## What to produce
It is required that the lines from the top of the listing through the line with "from matplotlib.ticker import FuncFormatter" be reproduced exactly, excluding pictures.

## Task inputs
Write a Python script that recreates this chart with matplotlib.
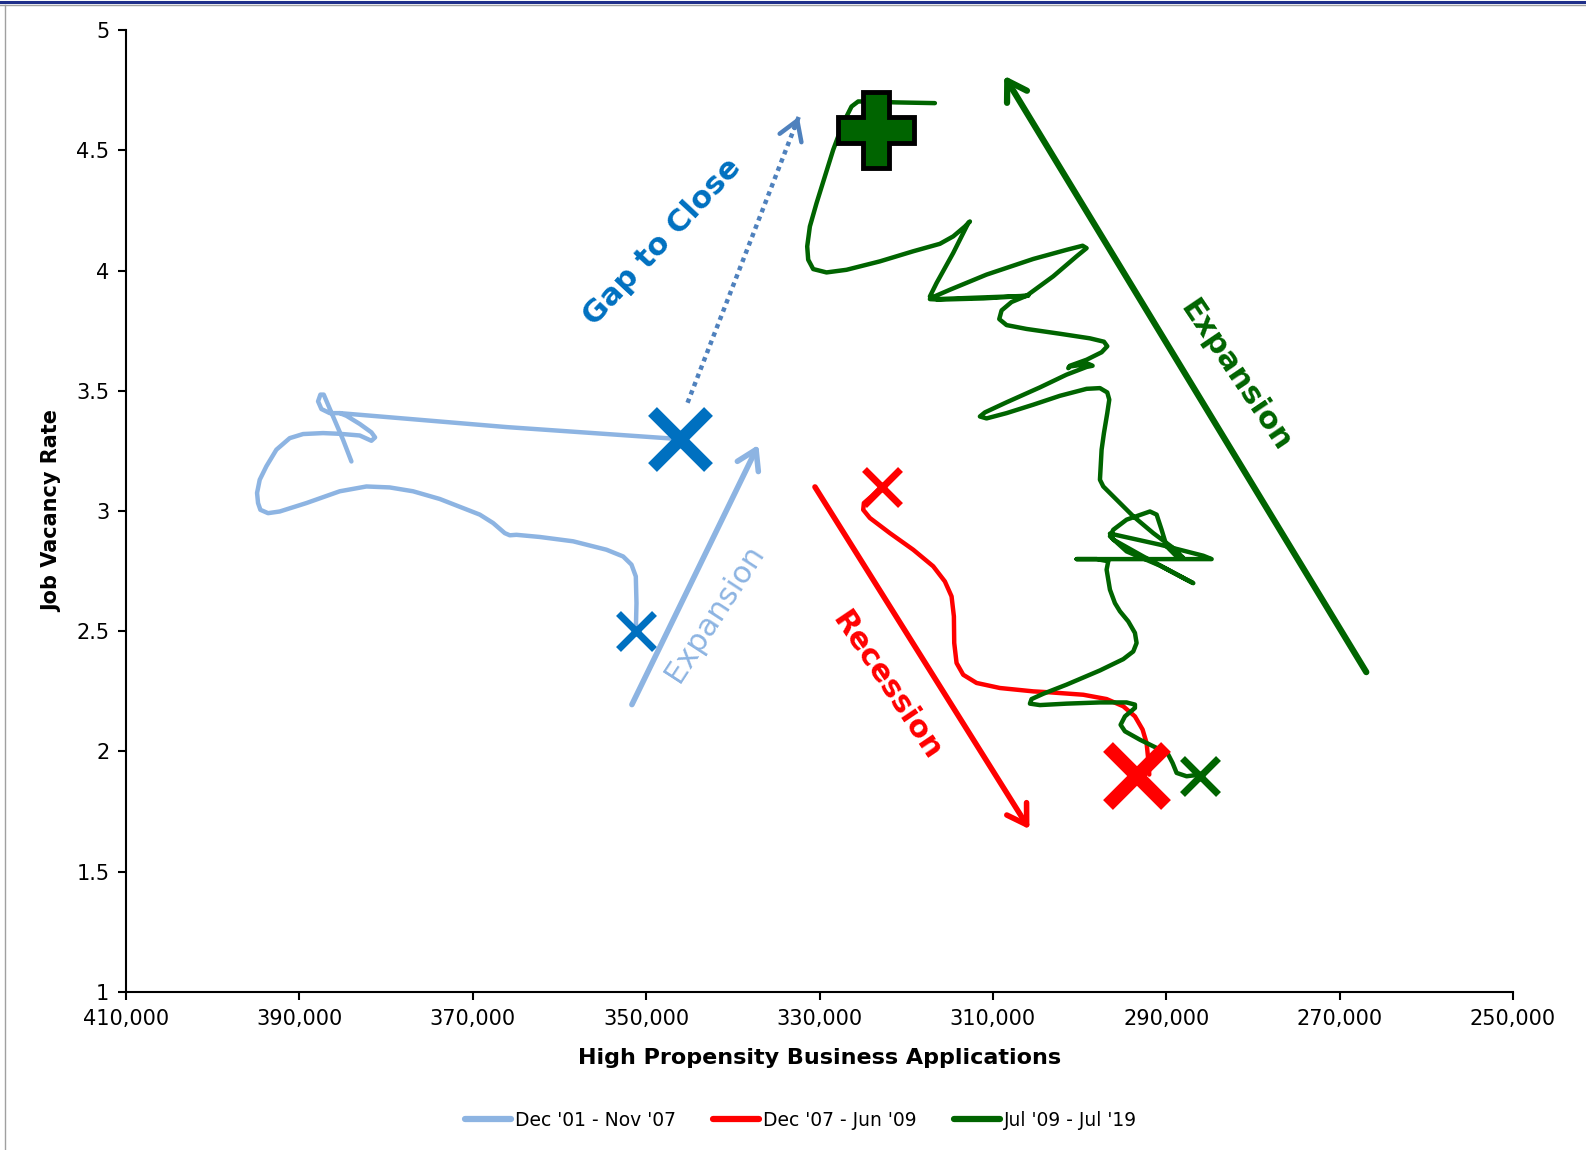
import numpy as np
import matplotlib
matplotlib.use("Agg")
import matplotlib.pyplot as plt
from matplotlib.lines import Line2D
from matplotlib.ticker import FuncFormatter

# Dec '01 - Nov '07 (traced from small X to large X)
blue_x = [351198, 351121, 351198, 351698, 352660, 354583, 358429, 362275, 364968,
          365737, 366314, 367660, 369199, 373814, 376891, 379584, 382276, 385353,
          389200, 392276, 393623, 394507, 394777, 394892, 394584, 393815, 392661,
          391123, 389584, 387276, 385353, 383046, 381699, 381276, 381699, 383046,
          384584, 385353, 366122, 346121]
blue_y = [2.50, 2.617, 2.728, 2.777, 2.811, 2.839, 2.874, 2.892, 2.901,
          2.899, 2.908, 2.950, 2.985, 3.050, 3.082, 3.098, 3.102, 3.082,
          3.033, 2.998, 2.991, 3.005, 3.033, 3.075, 3.130, 3.186, 3.255,
          3.303, 3.320, 3.324, 3.321, 3.314, 3.292, 3.306, 3.327, 3.362,
          3.396, 3.407, 3.349, 3.299]
blue_tail_x = [385352, 386506, 387468, 387853, 387583, 387199, 386122, 384968, 384006]
blue_tail_y = [3.407, 3.407, 3.424, 3.456, 3.484, 3.484, 3.393, 3.296, 3.206]

# Dec '07 - Jun '09
red_x = [322850, 324004, 324888, 324965, 324196, 321888, 319196, 316888, 315542,
         314773, 314504, 314465, 314196, 313427, 311888, 309196, 305350, 303427,
         299580, 296888, 294965, 293619, 292734, 292273, 292080, 291965]
red_y = [3.102, 3.061, 3.033, 3.005, 2.971, 2.908, 2.839, 2.770, 2.707,
         2.645, 2.562, 2.451, 2.368, 2.319, 2.285, 2.264, 2.250, 2.246,
         2.236, 2.218, 2.188, 2.146, 2.091, 2.035, 1.966, 1.904]

# Jul '09 - Jul '19
green_x = [286100, 287657, 288811, 289272, 289772, 290734, 293042, 294773, 295273,
           294773, 293619, 293619, 294581, 297657, 301503, 304580, 305734, 305542,
           304196, 301503, 297657, 294965, 293811, 293427, 293619, 294388, 295350,
           295927, 296503, 296887, 296695, 298041, 300349, 296503, 290733,
           284771, 285733, 290733, 296503, 296118, 292656, 286887, 287656, 290733,
           294580, 296503, 296118, 294580, 291887, 291118, 290541, 289964, 289002,
           288041, 289195, 291502, 293810, 295733, 297270, 297656, 297464, 297195,
           296810, 296579, 296810, 297656, 299195, 302272, 305349, 308426, 310734,
           311503, 310926, 308426, 304580, 301503, 299195, 298503, 299003, 301118,
           301310, 301118, 299195, 297464, 296810, 297195, 298810, 302272, 306118,
           308426, 309272, 309003, 307850, 306118, 303041, 300349, 299195, 299657,
           301503, 305349, 310734, 314965, 316888, 317272, 316118, 311118, 305926,
           311118, 316503, 317273, 316503, 314580, 312849, 312657, 313234, 314580,
           316119, 319196, 323042, 326888, 329196, 330735, 331312, 331427, 331119,
           330350, 329388, 328427, 327273, 326311, 325542, 323812, 321119, 316696]
green_y = [1.904, 1.897, 1.911, 1.952, 1.987, 2.008, 2.049, 2.084, 2.111,
           2.146, 2.181, 2.195, 2.204, 2.204, 2.199, 2.193, 2.199, 2.218,
           2.240, 2.278, 2.337, 2.384, 2.416, 2.451, 2.493, 2.541, 2.583,
           2.617, 2.673, 2.756, 2.791, 2.800, 2.800, 2.800, 2.800,
           2.800, 2.814, 2.860, 2.906, 2.881, 2.811, 2.700, 2.714, 2.773,
           2.832, 2.895, 2.922, 2.964, 2.998, 2.985, 2.922, 2.853, 2.818,
           2.805, 2.846, 2.908, 2.978, 3.047, 3.102, 3.130, 3.255, 3.324,
           3.407, 3.463, 3.493, 3.511, 3.508, 3.479, 3.442, 3.407, 3.385,
           3.393, 3.410, 3.452, 3.514, 3.567, 3.599, 3.604, 3.612, 3.601,
           3.594, 3.604, 3.629, 3.660, 3.685, 3.704, 3.718, 3.737, 3.757,
           3.773, 3.798, 3.834, 3.869, 3.895, 3.976, 4.059, 4.093, 4.103,
           4.086, 4.048, 3.983, 3.920, 3.890, 3.881, 3.879, 3.884, 3.895,
           3.888, 3.881, 3.892, 3.948, 4.073, 4.197, 4.204, 4.183, 4.142,
           4.111, 4.080, 4.038, 4.003, 3.992, 4.006, 4.045, 4.100, 4.183,
           4.280, 4.391, 4.502, 4.613, 4.682, 4.703, 4.702, 4.699, 4.696]

# period markers: start / end points
blue_start = (351200, 2.50)
blue_end = (346100, 3.30)
red_start = (322850, 3.10)
red_end = (293400, 1.90)
green_start = (286100, 1.90)
green_now = (323500, 4.585)

# annotation arrows (start, end) in data units
gap_arrow = [(345230, 3.45), (332390, 4.64)]
blue_arrow = [(351650, 2.195), (337060, 3.275)]
red_arrow = [(330530, 3.10), (305790, 1.677)]
green_arrow = [(266930, 2.33), (308700, 4.81)]

x_ticks = np.arange(410000, 249999, -20000)
y_ticks = np.arange(1, 5.01, 0.5)

LIGHT_BLUE = "#8db4e2"
BLUE = "#0070c0"
DOT_BLUE = "#4f81bd"
RED = "#ff0000"
GREEN = "#006400"

fig = plt.figure(figsize=(15.86, 11.5), dpi=100)
ax = fig.add_axes([0.0795, 0.1374, 0.8745, 0.8365])

line_kw = dict(lw=3.2, solid_joinstyle="round", solid_capstyle="round")
ax.plot(blue_x, blue_y, color=LIGHT_BLUE, label="Dec '01 - Nov '07", **line_kw)
ax.plot(blue_tail_x, blue_tail_y, color=LIGHT_BLUE, **line_kw)
ax.plot(red_x, red_y, color=RED, label="Dec '07 - Jun '09", **line_kw)
ax.plot(green_x, green_y, color=GREEN, label="Jul '09 - Jul '19", **line_kw)

# markers
ax.plot(*blue_start, marker="x", ms=26, mew=5, color=BLUE)
ax.plot(*blue_end, marker="x", ms=40, mew=9, color=BLUE)
ax.plot(*red_start, marker="x", ms=26, mew=5, color=RED)
ax.plot(*red_end, marker="x", ms=42, mew=10, color=RED)
ax.plot(*green_start, marker="x", ms=26, mew=5, color=GREEN)
ax.plot(*green_now, marker="P", ms=55, mew=3.5, mfc=GREEN, mec="black")

# arrows
head = "->,head_length=0.45,head_width=0.28"
for (p0, p1), col, lw in [(blue_arrow, LIGHT_BLUE, 4.0), (red_arrow, RED, 4.0),
                          (green_arrow, GREEN, 4.5)]:
    ax.annotate("", xy=p1, xytext=p0,
                arrowprops=dict(arrowstyle=head, color=col, lw=lw,
                                mutation_scale=30, shrinkA=0, shrinkB=0))

g0, g1 = gap_arrow
ax.plot([g0[0], g1[0]], [g0[1], g1[1]], color=DOT_BLUE, lw=3.2,
        linestyle=(0, (1, 1)), dash_capstyle="butt")
gmid = (g1[0] + 0.04 * (g0[0] - g1[0]), g1[1] + 0.04 * (g0[1] - g1[1]))
ax.annotate("", xy=g1, xytext=gmid,
            arrowprops=dict(arrowstyle=head, color=DOT_BLUE, lw=3.2,
                            mutation_scale=30, shrinkA=0, shrinkB=0))

# text labels
ax.text(348150, 4.117, "Gap to Close", color=BLUE, fontsize=22, fontweight="bold",
        rotation=47, ha="center", va="center", rotation_mode="anchor")
ax.text(342080, 2.573, "Expansion", color=LIGHT_BLUE, fontsize=22,
        rotation=57, ha="center", va="center", rotation_mode="anchor")
ax.text(322240, 2.274, "Recession", color=RED, fontsize=22, fontweight="bold",
        rotation=-56, ha="center", va="center", rotation_mode="anchor")
ax.text(281980, 3.562, "Expansion", color=GREEN, fontsize=22, fontweight="bold",
        rotation=-56, ha="center", va="center", rotation_mode="anchor")

# axes styling
ax.set_xlim(410000, 250000)
ax.set_ylim(1, 5)
ax.set_xticks(x_ticks)
ax.set_yticks(y_ticks)
ax.xaxis.set_major_formatter(FuncFormatter(lambda v, p: f"{int(v):,}"))
ax.yaxis.set_major_formatter(FuncFormatter(lambda v, p: f"{v:g}"))
ax.tick_params(axis="both", labelsize=15, direction="out", length=6, width=1.5, pad=6)
for side in ["top", "right"]:
    ax.spines[side].set_visible(False)
for side in ["left", "bottom"]:
    ax.spines[side].set_linewidth(1.5)
ax.set_xlabel("High Propensity Business Applications", fontsize=16,
              fontweight="bold", labelpad=14)
ax.set_ylabel("Job Vacancy Rate", fontsize=15, fontweight="bold", labelpad=10)

leg = fig.legend(loc="center", bbox_to_anchor=(0.505, 0.026), ncol=3, frameon=False,
                 fontsize=13.5, handlelength=2.45, handletextpad=0.2, columnspacing=2.0)
for h in leg.get_lines():
    h.set_linewidth(4.5)

# page frame
fig.add_artist(Line2D([0, 1], [1 - 1.5 / 1150] * 2, color="#1f2f8a", lw=2.2))
fig.add_artist(Line2D([0, 1], [1 - 4.5 / 1150] * 2, color="#a0a0a0", lw=1))
fig.add_artist(Line2D([4.5 / 1586] * 2, [0, 1 - 4.5 / 1150], color="#a0a0a0", lw=1))

fig.savefig("out.png", dpi=100)
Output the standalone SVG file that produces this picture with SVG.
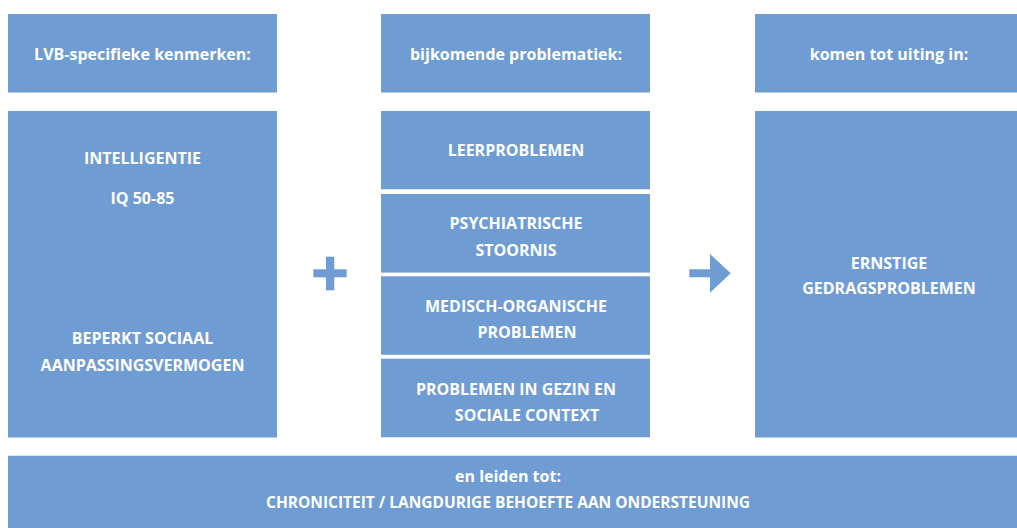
<svg xmlns="http://www.w3.org/2000/svg" width="1017" height="528" viewBox="0 0 1017 528">
<style>
.box{fill:#6f9cd3}
.t{font-family:"Open Sans","Noto Sans","Liberation Sans",sans-serif;font-weight:700;font-size:16px;fill:#ffffff;text-anchor:middle}
.h{font-family:"Open Sans","Noto Sans","Liberation Sans",sans-serif;font-weight:700;font-size:16px;fill:#ffffff;text-anchor:middle}
.sym{fill:#6f9cd3}
</style>
<rect width="1017" height="528" fill="#ffffff"/>
<g id="header-left"><rect class="box" x="8" y="14" width="269" height="78.5"/><text class="h" x="142.5" y="60">LVB-specifieke kenmerken:</text></g>
<g id="header-middle"><rect class="box" x="381" y="14" width="269" height="78.5"/><text class="h" x="516" y="60">bijkomende problematiek:</text></g>
<g id="header-right"><rect class="box" x="755" y="14" width="269" height="78.5"/><text class="h" x="889" y="60">komen tot uiting in:</text></g>
<g id="lvb-kenmerken"><rect class="box" x="8" y="111" width="269" height="326.5"/>
<text class="t" x="142.5" y="164">INTELLIGENTIE</text>
<text class="t" x="142.5" y="204">IQ 50-85</text>
<text class="t" x="142.5" y="344">BEPERKT SOCIAAL</text>
<text class="t" x="142.5" y="371">AANPASSINGSVERMOGEN</text></g>
<g id="leerproblemen"><rect class="box" x="381" y="111" width="269" height="78.3"/><text class="t" x="516" y="156">LEERPROBLEMEN</text></g>
<g id="psychiatrische-stoornis"><rect class="box" x="381" y="194" width="269" height="78.6"/><text class="t" x="516" y="229">PSYCHIATRISCHE</text><text class="t" x="516" y="256">STOORNIS</text></g>
<g id="medisch-organische"><rect class="box" x="381" y="276.3" width="269" height="78.5"/><text class="t" x="516" y="311.5">MEDISCH-ORGANISCHE</text><text class="t" x="527" y="338">PROBLEMEN</text></g>
<g id="gezin-context"><rect class="box" x="381" y="358.7" width="269" height="78.6"/><text class="t" x="516" y="395">PROBLEMEN IN GEZIN EN</text><text class="t" x="527" y="420.5">SOCIALE CONTEXT</text></g>
<g id="gedragsproblemen"><rect class="box" x="755" y="111" width="269" height="326.5"/><text class="t" x="889" y="268.5">ERNSTIGE</text><text class="t" x="889" y="294">GEDRAGSPROBLEMEN</text></g>
<g id="gevolg"><rect class="box" x="8" y="455.7" width="1016" height="72.3"/><text class="h" x="508" y="482.3">en leiden tot:</text><text class="t" x="508" y="508" style="font-size:15.5px">CHRONICITEIT / LANGDURIGE BEHOEFTE AAN ONDERSTEUNING</text></g>
<g id="plus"><rect class="sym" x="313.3" y="269.3" width="33.4" height="8"/><rect class="sym" x="326" y="256.7" width="8.3" height="33.6"/></g>
<g id="connectors"><path class="sym" d="M689.3 269.3 H710 V254 L730.7 273.3 L710 292.7 V277.3 H689.3 Z"/></g>
</svg>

## Result for this task
Write a Python script that recreates this chart with matplotlib.
import numpy as np
import matplotlib
matplotlib.use("Agg")
import matplotlib.pyplot as plt
from matplotlib.lines import Line2D
from matplotlib.ticker import FuncFormatter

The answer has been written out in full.